Vertical vs. Horizontal Tasting

posted by mark in Snooth, Wine

Vertical tastings are tastings that are organized to highlight the specific characteristics of a producer. All of the wines tasted come from different vintages. This is in contrast to a horizontal tasting in which the vintage is fixed. By fixing some of the variables that change a wine’s character you can focus on the variables you are targeting and how they effect the wine. This strikes me as a great way to learn about wine, and of course the method you choose should depend on what you are interested in learning.

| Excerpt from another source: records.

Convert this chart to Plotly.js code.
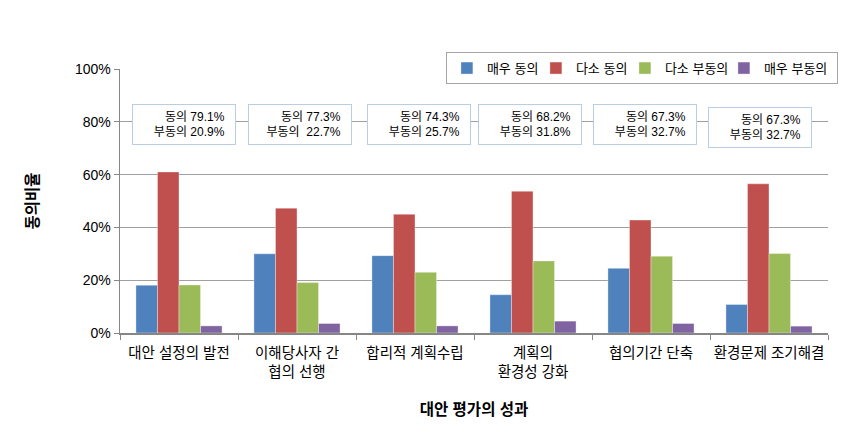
<!DOCTYPE html>
<html>
<head>
<meta charset="utf-8">
<script src="https://cdn.plot.ly/plotly-3.0.1.min.js"></script>
<style>html,body{margin:0;padding:0;background:#fff;}#chart{width:857px;height:435px;}</style>
</head>
<body>
<div id="chart"></div>
<script>
const categories = ['대안 설정의 발전', '이해당사자 간<br>협의 선행', '합리적 계획수립', '계획의<br>환경성 강화', '협의기간 단축', '환경문제 조기해결'];
const seriesNames = ['매우 동의', '다소 동의', '다소 부동의', '매우 부동의'];
const veryAgree = [18.1, 30.0, 29.3, 14.5, 24.5, 10.8];
const somewhatAgree = [61.0, 47.3, 45.0, 53.7, 42.8, 56.5];
const somewhatDisagree = [18.2, 19.1, 23.0, 27.3, 29.1, 30.1];
const veryDisagree = [2.7, 3.6, 2.7, 4.5, 3.6, 2.6];
const agreeTotals = ['79.1%', '77.3%', '74.3%', '68.2%', '67.3%', '67.3%'];
const disagreeTotals = ['20.9%', '22.7%', '25.7%', '31.8%', '32.7%', '32.7%'];
const yTickVals = [0, 20, 40, 60, 80, 100];
const yTickText = ['0%', '20%', '40%', '60%', '80%', '100%'];

const colors = ['#4f81bd', '#c0504d', '#9bbb59', '#8064a2'];
const legendWidths = [44, 44, 54, 68];
const allSeries = [veryAgree, somewhatAgree, somewhatDisagree, veryDisagree];
const font = 'Liberation Sans, Arial, "Noto Sans CJK KR", sans-serif';

const traces = allSeries.map((vals, i) => ({
  type: 'bar',
  name: seriesNames[i],
  x: categories,
  y: vals,
  legendwidth: legendWidths[i],
  marker: {color: colors[i], line: {color: 'rgba(255,255,255,0.6)', width: 0.6}},
  hoverinfo: 'none'
}));

const boxShift = [5, 3, 4, -3, -6, -9];
const boxY = [79, 79, 79, 79, 79, 78];
const annotations = categories.map((c, i) => ({
  x: i, y: boxY[i], xref: 'x', yref: 'y',
  text: '동의 ' + agreeTotals[i] + '\u00a0\u00a0<br>부동의 ' + (i === 1 ? '\u00a0' : '') + disagreeTotals[i] + '\u00a0\u00a0',
  showarrow: false, align: 'right', xshift: boxShift[i],
  width: 94, height: 31,
  bgcolor: '#ffffff', bordercolor: '#b9cde5', borderwidth: 1, borderpad: 4,
  font: {family: font, size: 12, color: '#000'}
}));

const layout = {
  width: 857, height: 435,
  margin: {l: 120, r: 29, t: 69, b: 102},
  paper_bgcolor: '#fff', plot_bgcolor: '#fff',
  barmode: 'group', bargap: 0.27, bargroupgap: 0,
  showlegend: true,
  legend: {
    orientation: 'h', x: 1.014, y: 1.064, xanchor: 'right', yanchor: 'top',
    bordercolor: '#a6a6a6', borderwidth: 1, bgcolor: '#fff',
    font: {family: font, size: 13, color: '#000'},
    itemwidth: 30, traceorder: 'normal'
  },
  xaxis: {
    type: 'category', range: [-0.5, 5.5], autorange: false,
    showline: true, linecolor: '#868686', linewidth: 1.5,
    ticks: 'outside', tickson: 'boundaries', ticklen: 5, tickcolor: '#868686',
    tickangle: 0, ticklabelstandoff: 6,
    tickfont: {family: font, size: 14.5, color: '#000'},
    showgrid: false, fixedrange: true,
    title: {text: '<b>대안 평가의 성과</b>', font: {family: font, size: 15.5, color: '#000'}, standoff: 25}
  },
  yaxis: {
    range: [0, 100], tickvals: yTickVals, ticktext: yTickText,
    showline: true, linecolor: '#868686', linewidth: 1.5,
    ticks: 'outside', ticklen: 5, tickcolor: '#868686',
    showgrid: true, gridcolor: '#a0a0a0', gridwidth: 1.3,
    zeroline: false,
    tickfont: {family: font, size: 14, color: '#000'},
    title: {text: '<b>동의비율</b>', font: {family: font, size: 15.5, color: '#000'}, standoff: 32},
    fixedrange: true
  },
  annotations: annotations
};

Plotly.newPlot('chart', traces, layout, {displayModeBar: false, staticPlot: true});
</script>
</body>
</html>
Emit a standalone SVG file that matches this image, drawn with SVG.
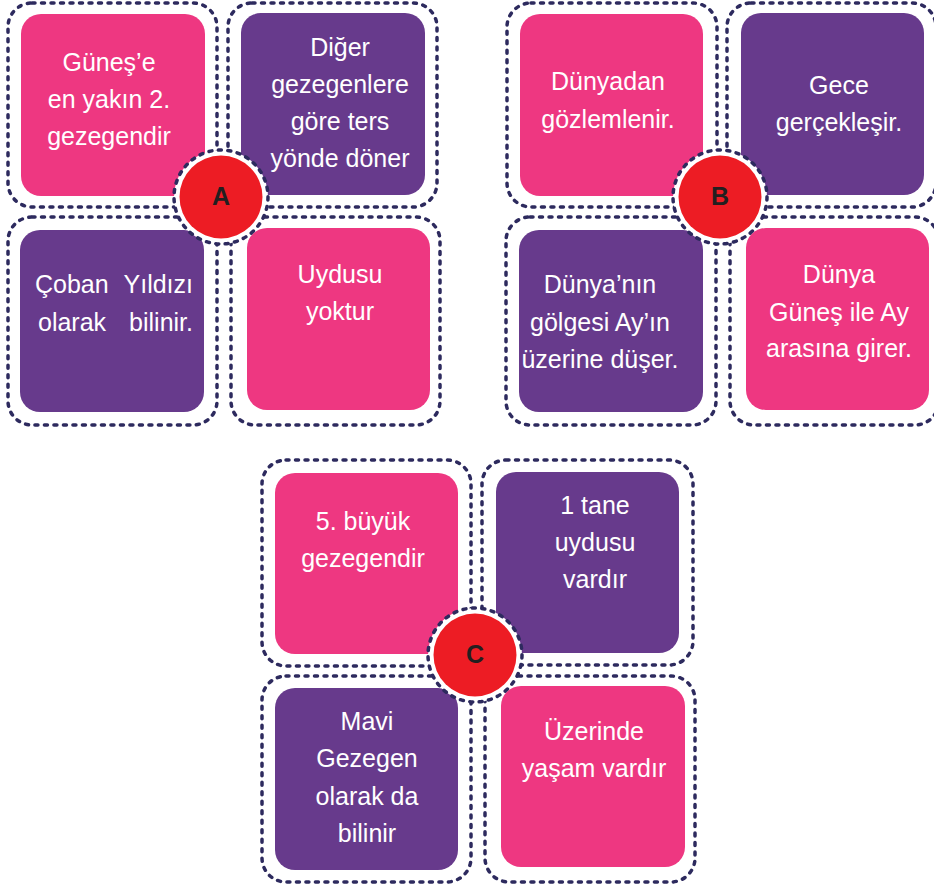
<svg xmlns="http://www.w3.org/2000/svg" width="934" height="884" viewBox="0 0 934 884">
<style>
.out{fill:none;stroke:#2d2a5e;stroke-width:3.5;stroke-dasharray:3 6.5;stroke-linecap:round}
.pk{fill:#ee3781}
.pu{fill:#673a8c}
.t{font-family:"Liberation Sans",Arial,sans-serif;font-size:25px;fill:#ffffff;text-anchor:middle}
.ring{fill:#ffffff;stroke:#2d2a5e;stroke-width:3.5;stroke-dasharray:3 6.5;stroke-linecap:round}
.red{fill:#ed1c24}
.lb{font-family:"Liberation Sans",Arial,sans-serif;font-size:25px;font-weight:bold;fill:#231f20;text-anchor:middle}
</style>
<rect width="934" height="884" fill="#ffffff"/>

<!-- Group A -->
<g id="A-tl">
<rect class="out" x="8" y="3" width="209" height="204" rx="24"/>
<rect class="pk" x="21" y="14" width="184" height="182" rx="20"/>
<text class="t" x="109" y="71">Güneş’e</text>
<text class="t" x="109" y="108">en yakın 2.</text>
<text class="t" x="109" y="145">gezegendir</text>
</g>
<g id="A-tr">
<rect class="out" x="228" y="3" width="209" height="204" rx="24"/>
<rect class="pu" x="241" y="13" width="184" height="182" rx="20"/>
<text class="t" x="340" y="56">Diğer</text>
<text class="t" x="340" y="93">gezegenlere</text>
<text class="t" x="340" y="130">göre ters</text>
<text class="t" x="340" y="167">yönde döner</text>
</g>
<g id="A-bl">
<rect class="out" x="8" y="217" width="209" height="208" rx="24"/>
<rect class="pu" x="20" y="230" width="184" height="182" rx="20"/>
<text class="t" style="text-anchor:start" x="35" y="293">Çoban</text>
<text class="t" style="text-anchor:end" x="193" y="293">Yıldızı</text>
<text class="t" style="text-anchor:start" x="38" y="331">olarak</text>
<text class="t" style="text-anchor:end" x="193" y="331">bilinir.</text>
</g>
<g id="A-br">
<rect class="out" x="231" y="217" width="209" height="208" rx="24"/>
<rect class="pk" x="247" y="228" width="183" height="182" rx="20"/>
<text class="t" x="340" y="283">Uydusu</text>
<text class="t" x="340" y="320">yoktur</text>
</g>
<g id="A-center">
<circle class="ring" cx="221" cy="197" r="47"/>
<circle class="red" cx="221" cy="197" r="41.5"/>
<text class="lb" x="221" y="205">A</text>
</g>

<!-- Group B -->
<g id="B-tl">
<rect class="out" x="507" y="3" width="210" height="204" rx="24"/>
<rect class="pk" x="520" y="14" width="183" height="182" rx="20"/>
<text class="t" x="608" y="90">Dünyadan</text>
<text class="t" x="608" y="128">gözlemlenir.</text>
</g>
<g id="B-tr">
<rect class="out" x="727" y="3" width="209" height="204" rx="24"/>
<rect class="pu" x="741" y="13" width="183" height="182" rx="20"/>
<text class="t" x="839" y="94">Gece</text>
<text class="t" x="839" y="131">gerçekleşir.</text>
</g>
<g id="B-bl">
<rect class="out" x="506" y="217" width="210" height="208" rx="24"/>
<rect class="pu" x="519" y="230" width="184" height="182" rx="20"/>
<text class="t" x="600" y="293">Dünya’nın</text>
<text class="t" x="600" y="331">gölgesi Ay’ın</text>
<text class="t" x="600" y="368">üzerine düşer.</text>
</g>
<g id="B-br">
<rect class="out" x="730" y="217" width="209" height="208" rx="24"/>
<rect class="pk" x="746" y="228" width="183" height="182" rx="20"/>
<text class="t" x="839" y="283">Dünya</text>
<text class="t" x="839" y="321">Güneş ile Ay</text>
<text class="t" x="839" y="357">arasına girer.</text>
</g>
<g id="B-center">
<circle class="ring" cx="720" cy="197" r="47"/>
<circle class="red" cx="720" cy="197" r="41.5"/>
<text class="lb" x="720" y="205">B</text>
</g>

<!-- Group C -->
<g id="C-tl">
<rect class="out" x="262" y="460" width="209" height="206" rx="24"/>
<rect class="pk" x="275" y="473" width="183" height="181" rx="20"/>
<text class="t" x="363" y="530">5. büyük</text>
<text class="t" x="363" y="567">gezegendir</text>
</g>
<g id="C-tr">
<rect class="out" x="482" y="460" width="211" height="205" rx="24"/>
<rect class="pu" x="496" y="472" width="183" height="181" rx="20"/>
<text class="t" x="595" y="514">1 tane</text>
<text class="t" x="595" y="551">uydusu</text>
<text class="t" x="595" y="588">vardır</text>
</g>
<g id="C-bl">
<rect class="out" x="262" y="676" width="209" height="206" rx="24"/>
<rect class="pu" x="275" y="688" width="183" height="182" rx="20"/>
<text class="t" x="367" y="730">Mavi</text>
<text class="t" x="367" y="767">Gezegen</text>
<text class="t" x="367" y="805">olarak da</text>
<text class="t" x="367" y="842">bilinir</text>
</g>
<g id="C-br">
<rect class="out" x="485" y="676" width="210" height="206" rx="24"/>
<rect class="pk" x="501" y="686" width="184" height="181" rx="20"/>
<text class="t" x="594" y="740">Üzerinde</text>
<text class="t" x="594" y="777">yaşam vardır</text>
</g>
<g id="C-center">
<circle class="ring" cx="475" cy="655" r="47"/>
<circle class="red" cx="475" cy="655" r="41.5"/>
<text class="lb" x="475" y="663">C</text>
</g>
</svg>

If you are interested in how a producer makes wines and how they’re growing over time set up a vertical tasting of only their wines. I guarantee at the end you’ll have a great sense for that producer. This strikes me as being similar to reading all of the works of a specific author.

If you fix the vintage and taste through California you may not see as clearly at the end because the domain is so much broader. Still, you’ll learn something and it will probably be good enough.

Vertical is about specific details. Snooth is a vertical search engine, which means it exists within a limited domain. You would not come to Snooth to search for information about boats, for example. Instead you might go to the boat search engine, or barring the existence of one of those to a horizontal search engine. Understanding the domain is something we are quite serious about. We hope that any Snooth user is going to learn a lot about wine(, and not so much about boats).

by Dan · February 12, 2008 at 10:52 pm

Mark, good, claritive post. I am planning a horizontal with 2005 Napa Valley Cabernets later this month. I’ll report back….

by philip · February 13, 2008 at 12:11 pm

I’ve taken part in a few vertical and horizontal tastings, but by far the coolest I’d heard of (which i sadly didnt get the chance to go to) was a horizontal tasting where different carrels of the same wine were matured in different oaks or steel. So in one tasting you could compare steel / american oak / french oak and hungarian oak, while keeping every other variable constant.